La réforme proposée par Bachelet ne touche pas pour autant les piliers fondamentaux du système mis en place par la dictature en 1981. Elle vise en revanche sa protection. Pourquoi? Selon la plupart des experts, la disparition des AFP risque de pulvériser le modèle néolibéral chilien remettant sérieusement en cause la stabilité du pays. En effet, les fonds de pensions font partie de la chaîne macroéconomique qui maintient en vie « le miracle chilien » (le rêve des technocrates du passage du sous-développement au plein développement). En fait, presque la moitié des recettes obtenues par la banque chilienne (47%) est alimentée par des ressources provenant des fonds des pensions et des compagnies d’assurance4. Cela explique qu’une réforme radicale du système est considérée à droite et à gauche comme étant presque impossible.
Notes:
1 Chiffres tirées d’un rapport de la Surintendance des pensions. Ce montant est pour autant optimiste. Il prend en compte une contribution de l’État (Aporte previsional solidario) qui permet d’élever les retraites en 6,2%. Par ailleurs, ce chiffre correspond aux pensions des professionnels. Les travailleurs informels (sans contrat) reçoivent des pensions qui sont au-dessous du salaire minimum (fixé actuellement à 120.000 pesos, soit environ 182 dollars).

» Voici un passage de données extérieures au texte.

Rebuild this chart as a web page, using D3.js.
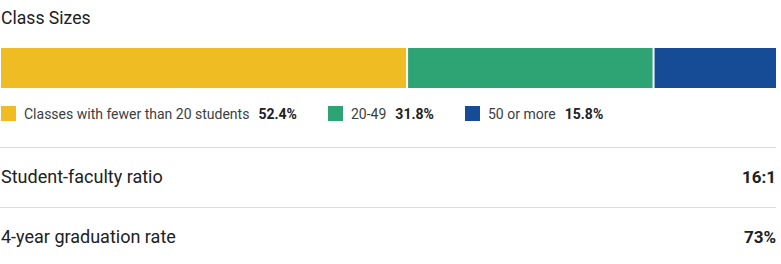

2 Le PS chilien est soumis depuis plusieurs mois dans une crise politique profonde comme conséquence d’une affaire de financement illégale de campagnes politiques (dont celle de la présidente Bachelet). Plusieurs parlementaires socialistes auraient reçu de l’argent sale de la part de la plus grande compagnie d’extraction du lithium du pays, SQM, contrôlée par le beau-fils de Pinochet, Julio Ponce Lerou.
3 « Fonds des pensions chiliens : le succès relativisé », www.leconomiste.com, édition nº282, 29/05/1997.
4 Selon une étude menée par le site chilien El Mostrador, en mars 2016 les banques chiliennes détenaient 48,7 milliards de dollars en forme de crédits et d’instruments de placement dont 47% en provenance des fonds administrés par les AFP.